> _Task goal_: Leave out the pictures and repeat the data exactly.

═══ Data block ═══

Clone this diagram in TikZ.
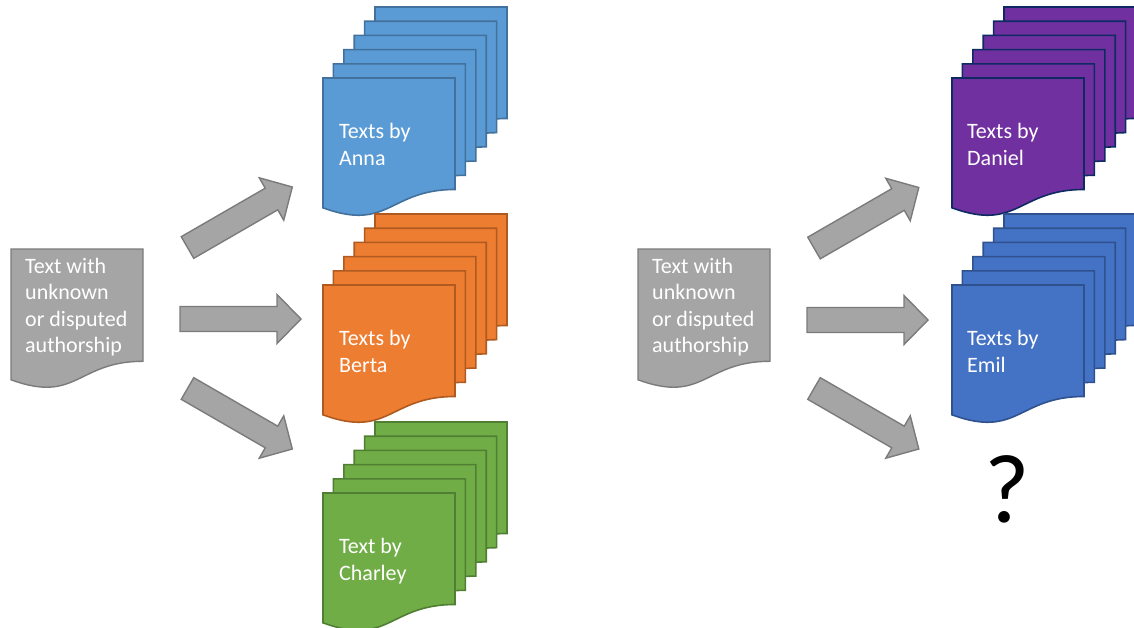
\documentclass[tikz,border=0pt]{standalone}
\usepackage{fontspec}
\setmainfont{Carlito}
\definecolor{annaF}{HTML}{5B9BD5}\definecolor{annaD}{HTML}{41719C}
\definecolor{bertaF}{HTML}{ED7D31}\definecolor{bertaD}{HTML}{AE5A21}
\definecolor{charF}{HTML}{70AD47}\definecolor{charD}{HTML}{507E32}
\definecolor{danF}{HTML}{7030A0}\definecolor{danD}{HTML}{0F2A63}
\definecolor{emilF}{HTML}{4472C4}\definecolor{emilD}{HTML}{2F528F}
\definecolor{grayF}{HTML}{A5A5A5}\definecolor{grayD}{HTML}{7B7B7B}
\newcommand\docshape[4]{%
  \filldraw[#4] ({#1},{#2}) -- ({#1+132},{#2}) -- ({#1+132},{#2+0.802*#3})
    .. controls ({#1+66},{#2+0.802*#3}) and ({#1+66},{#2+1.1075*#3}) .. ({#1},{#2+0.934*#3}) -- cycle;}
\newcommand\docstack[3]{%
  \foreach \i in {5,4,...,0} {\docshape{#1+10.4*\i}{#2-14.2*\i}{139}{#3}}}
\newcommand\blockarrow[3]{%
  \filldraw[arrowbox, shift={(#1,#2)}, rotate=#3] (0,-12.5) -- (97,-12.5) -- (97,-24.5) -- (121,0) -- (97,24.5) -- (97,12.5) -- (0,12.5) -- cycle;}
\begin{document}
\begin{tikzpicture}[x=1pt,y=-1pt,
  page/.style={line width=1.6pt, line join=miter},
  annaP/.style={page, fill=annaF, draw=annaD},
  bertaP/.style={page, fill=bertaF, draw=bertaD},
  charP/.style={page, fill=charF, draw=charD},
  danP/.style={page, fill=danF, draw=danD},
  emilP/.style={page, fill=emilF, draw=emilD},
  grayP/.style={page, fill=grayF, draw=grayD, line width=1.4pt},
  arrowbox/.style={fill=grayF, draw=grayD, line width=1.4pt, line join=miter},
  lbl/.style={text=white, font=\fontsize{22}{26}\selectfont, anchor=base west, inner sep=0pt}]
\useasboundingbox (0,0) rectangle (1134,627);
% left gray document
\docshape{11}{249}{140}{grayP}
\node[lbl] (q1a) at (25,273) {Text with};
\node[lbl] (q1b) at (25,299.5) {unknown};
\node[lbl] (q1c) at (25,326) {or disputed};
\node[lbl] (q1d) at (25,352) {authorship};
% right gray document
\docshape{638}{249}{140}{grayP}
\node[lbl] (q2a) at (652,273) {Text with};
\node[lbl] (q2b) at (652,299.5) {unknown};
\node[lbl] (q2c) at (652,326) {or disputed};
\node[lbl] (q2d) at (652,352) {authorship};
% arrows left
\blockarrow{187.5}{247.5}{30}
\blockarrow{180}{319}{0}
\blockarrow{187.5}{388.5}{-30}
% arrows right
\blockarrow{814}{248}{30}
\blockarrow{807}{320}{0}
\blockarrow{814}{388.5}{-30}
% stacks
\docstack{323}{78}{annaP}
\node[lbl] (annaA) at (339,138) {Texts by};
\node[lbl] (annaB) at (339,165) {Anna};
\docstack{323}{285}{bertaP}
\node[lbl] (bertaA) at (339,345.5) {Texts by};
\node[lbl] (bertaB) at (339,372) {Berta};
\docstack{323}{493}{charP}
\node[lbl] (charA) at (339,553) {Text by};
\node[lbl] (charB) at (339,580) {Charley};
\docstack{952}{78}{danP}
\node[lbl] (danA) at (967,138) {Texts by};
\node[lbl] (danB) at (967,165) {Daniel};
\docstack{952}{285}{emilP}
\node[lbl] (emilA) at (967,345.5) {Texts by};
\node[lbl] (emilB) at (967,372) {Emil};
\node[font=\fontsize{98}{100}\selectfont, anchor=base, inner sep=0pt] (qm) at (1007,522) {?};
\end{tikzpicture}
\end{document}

═══

> _Reply_:
Clone this diagram in TikZ.
\documentclass[tikz,border=0pt]{standalone}
\usepackage{fontspec}
\setmainfont{Carlito}
\definecolor{annaF}{HTML}{5B9BD5}\definecolor{annaD}{HTML}{41719C}
\definecolor{bertaF}{HTML}{ED7D31}\definecolor{bertaD}{HTML}{AE5A21}
\definecolor{charF}{HTML}{70AD47}\definecolor{charD}{HTML}{507E32}
\definecolor{danF}{HTML}{7030A0}\definecolor{danD}{HTML}{0F2A63}
\definecolor{emilF}{HTML}{4472C4}\definecolor{emilD}{HTML}{2F528F}
\definecolor{grayF}{HTML}{A5A5A5}\definecolor{grayD}{HTML}{7B7B7B}
\newcommand\docshape[4]{%
  \filldraw[#4] ({#1},{#2}) -- ({#1+132},{#2}) -- ({#1+132},{#2+0.802*#3})
    .. controls ({#1+66},{#2+0.802*#3}) and ({#1+66},{#2+1.1075*#3}) .. ({#1},{#2+0.934*#3}) -- cycle;}
\newcommand\docstack[3]{%
  \foreach \i in {5,4,...,0} {\docshape{#1+10.4*\i}{#2-14.2*\i}{139}{#3}}}
\newcommand\blockarrow[3]{%
  \filldraw[arrowbox, shift={(#1,#2)}, rotate=#3] (0,-12.5) -- (97,-12.5) -- (97,-24.5) -- (121,0) -- (97,24.5) -- (97,12.5) -- (0,12.5) -- cycle;}
\begin{document}
\begin{tikzpicture}[x=1pt,y=-1pt,
  page/.style={line width=1.6pt, line join=miter},
  annaP/.style={page, fill=annaF, draw=annaD},
  bertaP/.style={page, fill=bertaF, draw=bertaD},
  charP/.style={page, fill=charF, draw=charD},
  danP/.style={page, fill=danF, draw=danD},
  emilP/.style={page, fill=emilF, draw=emilD},
  grayP/.style={page, fill=grayF, draw=grayD, line width=1.4pt},
  arrowbox/.style={fill=grayF, draw=grayD, line width=1.4pt, line join=miter},
  lbl/.style={text=white, font=\fontsize{22}{26}\selectfont, anchor=base west, inner sep=0pt}]
\useasboundingbox (0,0) rectangle (1134,627);
% left gray document
\docshape{11}{249}{140}{grayP}
\node[lbl] (q1a) at (25,273) {Text with};
\node[lbl] (q1b) at (25,299.5) {unknown};
\node[lbl] (q1c) at (25,326) {or disputed};
\node[lbl] (q1d) at (25,352) {authorship};
% right gray document
\docshape{638}{249}{140}{grayP}
\node[lbl] (q2a) at (652,273) {Text with};
\node[lbl] (q2b) at (652,299.5) {unknown};
\node[lbl] (q2c) at (652,326) {or disputed};
\node[lbl] (q2d) at (652,352) {authorship};
% arrows left
\blockarrow{187.5}{247.5}{30}
\blockarrow{180}{319}{0}
\blockarrow{187.5}{388.5}{-30}
% arrows right
\blockarrow{814}{248}{30}
\blockarrow{807}{320}{0}
\blockarrow{814}{388.5}{-30}
% stacks
\docstack{323}{78}{annaP}
\node[lbl] (annaA) at (339,138) {Texts by};
\node[lbl] (annaB) at (339,165) {Anna};
\docstack{323}{285}{bertaP}
\node[lbl] (bertaA) at (339,345.5) {Texts by};
\node[lbl] (bertaB) at (339,372) {Berta};
\docstack{323}{493}{charP}
\node[lbl] (charA) at (339,553) {Text by};
\node[lbl] (charB) at (339,580) {Charley};
\docstack{952}{78}{danP}
\node[lbl] (danA) at (967,138) {Texts by};
\node[lbl] (danB) at (967,165) {Daniel};
\docstack{952}{285}{emilP}
\node[lbl] (emilA) at (967,345.5) {Texts by};
\node[lbl] (emilB) at (967,372) {Emil};
\node[font=\fontsize{98}{100}\selectfont, anchor=base, inner sep=0pt] (qm) at (1007,522) {?};
\end{tikzpicture}
\end{document}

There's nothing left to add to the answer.